What makes one suspicious?

The adult with a gun and the teenager with Skittles got into a scuffle. One of those gentlemen is dead, while the other is claiming self-defense.

How Skittles, a can of iced tea and $22 make someone threatening is a question a jury should decide. Whether George Zimmerman’s peers will have the opportunity to make that decision is still being investigated.

Zimmerman was the head of a Neighborhood Watch organization in Sanford, Fla. on Feb. 26. Trayvon Martin was a 17-year old fulfilling his younger brother’s request to grab some candy that Sunday evening.
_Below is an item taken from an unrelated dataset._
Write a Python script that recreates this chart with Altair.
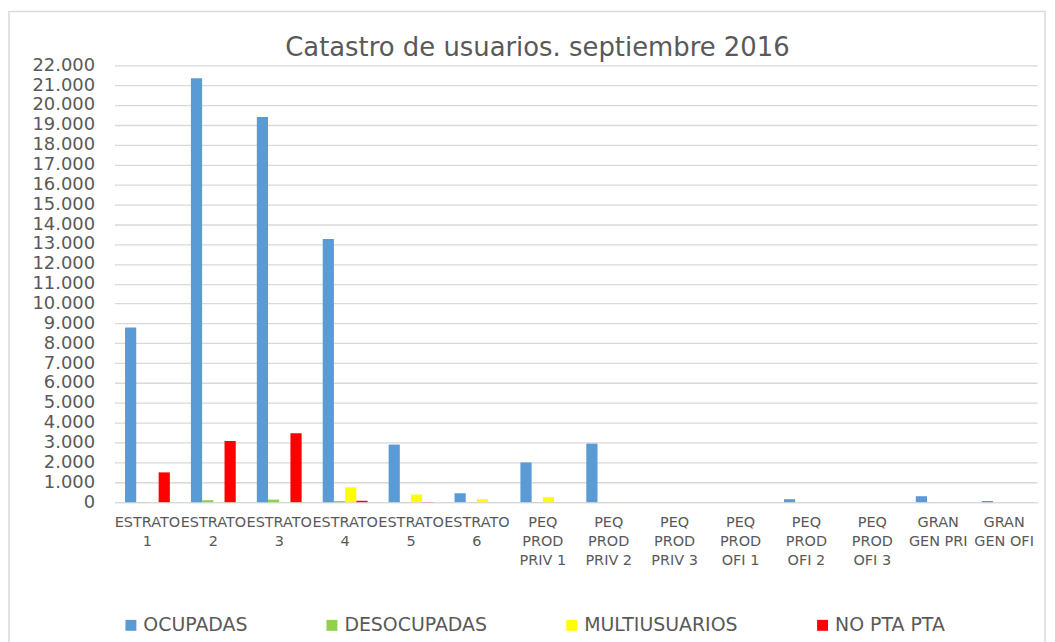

This incident took place in a gated community of an Orlando suburb. Someway, somehow Martin’s presence in this neighborhood was enough to alarm Zimmerman to call police on a non-emergency telephone number.

Per various media reports, by the time police arrived, Martin was shot once and Zimmerman had blood coming from his nose and head.
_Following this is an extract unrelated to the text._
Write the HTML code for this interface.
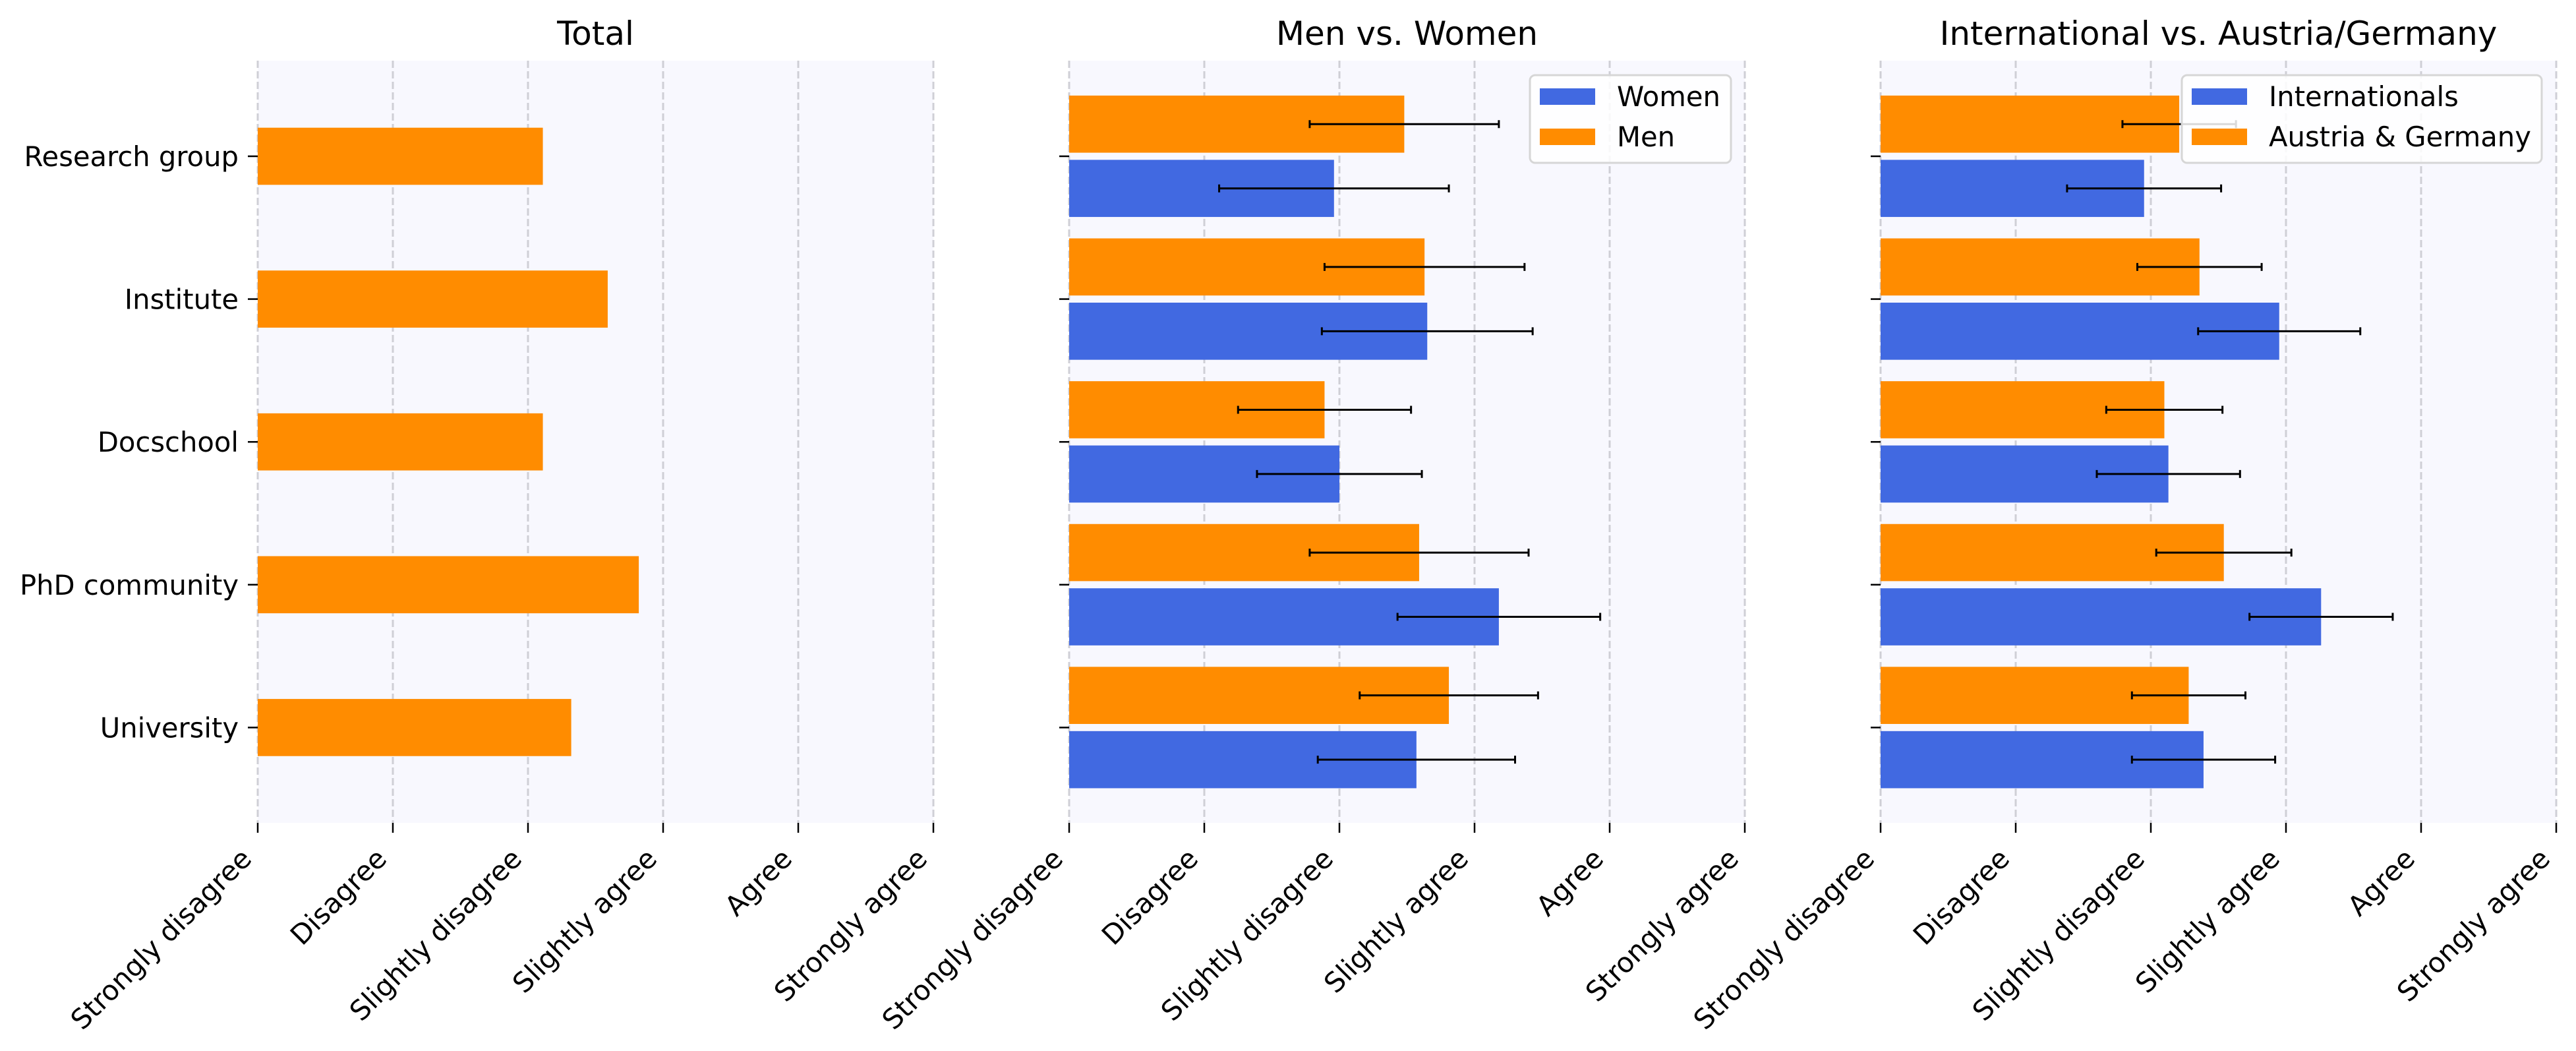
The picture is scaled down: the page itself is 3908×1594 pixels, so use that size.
<!DOCTYPE html>
<html><head><meta charset="utf-8"><style>
html,body{margin:0;padding:0;background:#fff;}
svg{display:block;font-family:"DejaVu Sans","Liberation Sans",sans-serif;}
</style></head><body>
<svg id="chart" width="3908" height="1594" viewBox="0 0 3908 1594" xmlns="http://www.w3.org/2000/svg"></svg>
<script>
const categories = ["Research group","Institute","Docschool","PhD community","University"];
const xTickLabels = ["Strongly disagree","Disagree","Slightly disagree","Slightly agree","Agree","Strongly agree"];
const totalValues = [2.11,2.59,2.11,2.82,2.32];
const menValues = [2.48,2.63,1.89,2.59,2.81];
const menErr = [0.70,0.74,0.64,0.81,0.66];
const womenValues = [1.96,2.65,2.00,3.18,2.57];
const womenErr = [0.85,0.78,0.61,0.75,0.73];
const agValues = [2.21,2.36,2.10,2.54,2.28];
const agErr = [0.42,0.46,0.43,0.50,0.42];
const intlValues = [1.95,2.95,2.13,3.26,2.39];
const intlErr = [0.57,0.60,0.53,0.53,0.53];

const NS = "http://www.w3.org/2000/svg";
const svg = document.getElementById('chart');
function mk(tag, attrs, parent){
  const e = document.createElementNS(NS, tag);
  for (const k in attrs) e.setAttribute(k, attrs[k]);
  (parent||svg).appendChild(e);
  return e;
}
const TOP = 92, BOTTOM = 1248;
const FS = 41.7, TFS = 50;
function yScale(i){ return 237 + i*216.6; }
const ORANGE = "#ff8c00", BLUE = "#4169e1";
const BAR_H = 0.4*216.6;

function panel(left, title, name, yLabels){
  const right = left + 1025;
  const xs = v => left + v*205;
  const g = mk('g', {});
  
  
  const bg = mk('rect', {x:left, y:TOP, width:1025, height:BOTTOM-TOP, fill:"#f8f8fe"}, g);
  
  
  xTickLabels.forEach((lab, k) => {
    const x = xs(k);
    const gl = mk('line', {x1:x, x2:x, y1:TOP, y2:BOTTOM, stroke:"#cfcfd6", "stroke-width":3, "stroke-dasharray":"11,5"}, g);
    
    
    const tk = mk('line', {x1:x, x2:x, y1:BOTTOM, y2:BOTTOM+15, stroke:"#000", "stroke-width":2.5}, g);
    
    
    const t = mk('text', {x:0, y:0, "text-anchor":"end", "font-size":FS, fill:"#000",
      transform:`translate(${x-7},${BOTTOM+57}) rotate(-45)`}, g);
    t.textContent = lab;
    
    
  });
  categories.forEach((c, i) => {
    const y = yScale(i);
    const tk = mk('line', {x1:left-15, x2:left, y1:y, y2:y, stroke:"#000", "stroke-width":2.5}, g);
    
    
    if (yLabels){
      const t = mk('text', {x:left-29, y:y+15, "text-anchor":"end", "font-size":FS, fill:"#000"}, g);
      t.textContent = c;
      
      
    }
  });
  const tt = mk('text', {x:(left+right)/2, y:68, "text-anchor":"middle", "font-size":TFS, fill:"#000"}, g);
  tt.textContent = title;
  
  
  return {g, xs};
}

function bar(p, v, yc, color, name){
  const r = mk('rect', {x:p.xs(0), y:yc-BAR_H/2, width:p.xs(v)-p.xs(0), height:BAR_H, fill:color}, p.g);
  
  
}
function err(p, v, e, yc){
  const x1 = p.xs(v-e), x2 = p.xs(v+e);
  const l = mk('path', {d:`M${x1},${yc}H${x2}M${x1},${yc-6}V${yc+6}M${x2},${yc-6}V${yc+6}`, stroke:"#000", "stroke-width":3, fill:"none"}, p.g);
  
  
}
function legend(p, x0, x1, labels){
  const box = mk('rect', {x:x0, y:114, width:x1-x0, height:133, rx:8, fill:"#fff", "fill-opacity":0.85, stroke:"#d6d6d6", "stroke-width":3}, p.g);
  
  
  labels.forEach((l, k) => {
    const cy = 146 + k*61;
    const sw = mk('rect', {x:x0+15, y:cy-12, width:84, height:25, fill:l[1]}, p.g);
    
    
    const t = mk('text', {x:x0+132, y:cy+15, "font-size":FS, fill:"#000"}, p.g);
    t.textContent = l[0];
    
    
  });
}

const OFF = 0.225*216.6;
const p1 = panel(391, "Total", "total-panel", true);
categories.forEach((c,i)=> bar(p1, totalValues[i], yScale(i), ORANGE, 'bar-total'));

const p2 = panel(1622, "Men vs. Women", "gender-panel", false);
categories.forEach((c,i)=>{
  bar(p2, menValues[i], yScale(i)-OFF, ORANGE, 'bar-men');
  bar(p2, womenValues[i], yScale(i)+OFF, BLUE, 'bar-women');
});
categories.forEach((c,i)=>{
  err(p2, menValues[i], menErr[i], yScale(i)-OFF);
  err(p2, womenValues[i], womenErr[i], yScale(i)+OFF);
});
legend(p2, 2321, 2626, [["Women",BLUE],["Men",ORANGE]]);

const p3 = panel(2853, "International vs. Austria/Germany", "origin-panel", false);
categories.forEach((c,i)=>{
  bar(p3, agValues[i], yScale(i)-OFF, ORANGE, 'bar-austria-germany');
  bar(p3, intlValues[i], yScale(i)+OFF, BLUE, 'bar-internationals');
});
categories.forEach((c,i)=>{
  err(p3, agValues[i], agErr[i], yScale(i)-OFF);
  err(p3, intlValues[i], intlErr[i], yScale(i)+OFF);
});
legend(p3, 3310, 3856, [["Internationals",BLUE],["Austria & Germany",ORANGE]]);
</script>
</body></html>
It’s interesting that Martin was thinking about someone in the moments before he died. Maybe that was why his actions were suspicious. Who thinks about others these days, when it’s more convenient to think about ourselves?

Maybe Zimmerman’s defense of his actions will combine Florida’s Stand Your Ground Law with a quote from Malcom X. “Be peaceful, be courteous, obey the law, respect everyone, but if someone puts his hands on you, send him to the cemetery.”
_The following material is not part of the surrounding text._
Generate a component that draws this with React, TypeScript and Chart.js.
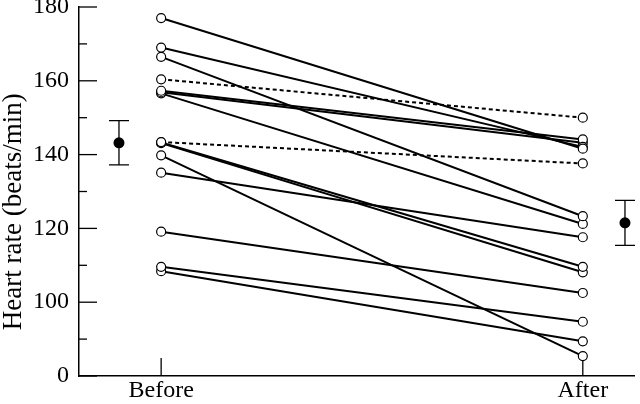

The investigation is ongoing and should be complete in the next week. However, that did not stop the Martin family from hiring a pair of attorney’s and taking their case to the media. Ben Crump, one of two attorneys the Martin family hired, said race is the 600 pound elephant in the room because Zimmerman is white and Martin was black

I beg to differ: the “elephant in the room” is what makes someone look suspicious or threatening? Honestly, ask yourself that question.

Have we become so cloistered that something that if anything is amiss it’s automatically cause to feel threatened?

Could it be someone’s complexion? Maybe, their religion? How about their socio-economic status? Then again, their syntax could be off. And don’t forget people who appearance doesn’t fit our haughty standers of the norm.

Yes, all of those imperfections, and others, must be so threatening that rather than attempt to understand those differences we shutter in fear!

German philosopher Hermann Hesse said it better “if you hate a person you hate something in him that is a part of yourself. What isn’t part of ourselves doesn’t disturb us.”

One could speculate and say Martin probably didn’t fit the mold of non-threatening Negro, which is why Zimmerman shot him. But that wouldn’t make me any better than the people who are hoping the law can be contorted to convict the 28-year-old Zimmerman before his day in court.

Admittedly, the timing of the incident was not lost on me. That same night a heavily tattooed, uneducated black man was running riot in downtown Orlando. But, no one found LeBron James’ presence at the NBA All-Star game all that suspicious.

Maybe that isn’t a good analogy because, if nothing else, the Zimmerman incident illustrates the consequences of inadvertent stereotyping.